Mizzou held its spring game Saturday, giving fans their first look at what they hope is a new and improved Tigers squad.
Of particular interest was how the defense would look and who would emerge as the top backup for QB Drew Lock.
On a day when the first- and second-team offenses combined for 24 points, there were plenty of positives, but also some issues from last season that carried over to this spring.
Here’s a look at five things the Tigers did well Saturday, as well as two areas that still need more work before the 2017 season kicks off this fall.
5 things I liked
1. The Jack Lowary-to-Emanuel Hall connection
Many expected redshirt freshman Micah Wilson to put his stamp on the backup quarterback position, but redshirt sophomore Jack Lowary put that storyline to rest in the first half.
Lowary found Hall for two long touchdowns — one from 43 yards and one from 38 yards out — showing off some impressive chemistry.
Both scores came off long throws from Lowary, allowing Hall to run under them and make beautiful end-zone grabs.
Lowary still has some work to do if he wants to hold off Wilson, but he can point to the spring game as a big reason he should be the primary backup.
2. The emergence of RB Dawson Downing
The Tigers didn’t give any carries to starting RB Damarea Crockett, so Downing, a former walk-on, got to show what he can do.
In the first half, he received six carries and made the most of them, running for 54 yards and a touchdown against the Mizzou defense.
With Crockett, Ish Witter and Nate Strong providing a strong trio of running backs for the 2017 season, Downing likely won’t see much playing time, but he’s proven he can make an impact when called upon.
3. Tucker McCann made a long field goal
It’s safe to say there weren’t many kickers in the country who struggled as much as McCann last season, when the freshman missed half of his 12 field-goal attempts and four extra-point tries as well.
So seeing him go out in the first half of the spring game and boot a 47-yard field goal likely made many Mizzou fans (and coaches, for that matter) smile.
4. The defense is still opportunistic
Though the Mizzou defense struggled mightily in 2016, the Tigers still managed to force several timely turnovers.
On Saturday, that proved to be the case again, as OLB Grant Jones snagged an interception on a Micah Wilson pass and S Ronnell Perkins picked off a Lowary pass on back-to-back possessions in the second half.
The defense is going to need to play much better in 2017 if the Tigers are going to compete for bowl eligibility, but it’s nice to see them continue to pile up the turnovers.
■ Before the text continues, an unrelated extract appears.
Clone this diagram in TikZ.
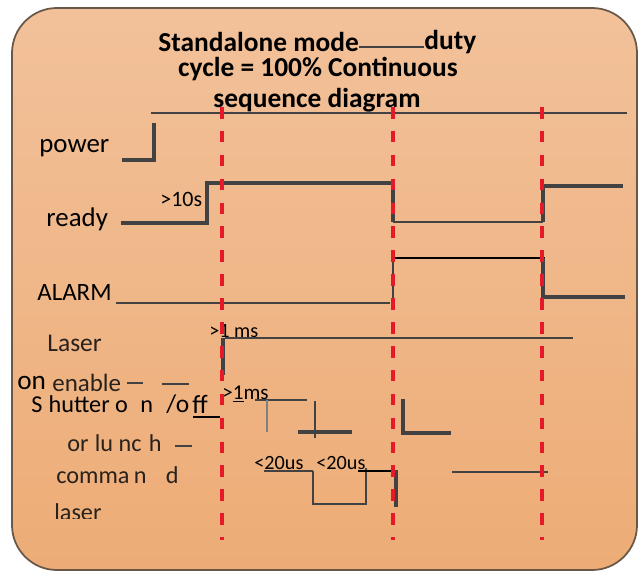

5. Getting the fans involved
The Mizzou spring game had an atmosphere that was more fun than some of the other business-like spring games other SEC school put on.
Fans and students were invited on the field to participate in contests like kicking a field goal, catching a punt from Corey Fatony and racing S DeMarkus Acy.
The game doesn’t count toward any sort of standings, and after a rough couple of seasons, getting the fans involved in the spring festivities is a good way to show off the improving program and build excitement for the fall.
2 things that need work
1. The drops are back
The Mizzou receivers were plagued by drops last season and the spring game didn’t do much to ease fans’ concerns Saturday.
On one series in the first half, both Dimetrios Mason and Johnathon Johnson dropped passes to stall what was a promising drive.
Lock doesn’t do much to help his receivers, as he is still searching for some touch, but it’s a receiver’s job to catch a ball that hits him in the hands, and the Tigers continue to search for consistency in that department.
2. Too many receivers got behind the secondary
It seemed like every time a Mizzou quarterback attempted a deep pass, the receiver was running free behind the secondary.
Obviously, it wasn’t going to be easy to replace longtime starting CBs Aarion Penton and John Gibson, but it would have been nice to see a better effort from the young defensive backs.
The first things you learn as a defensive back are to keep the receiver in front of you and not to get caught looking into the backfield. The Mizzou secondary did both on multiple occasions on Saturday.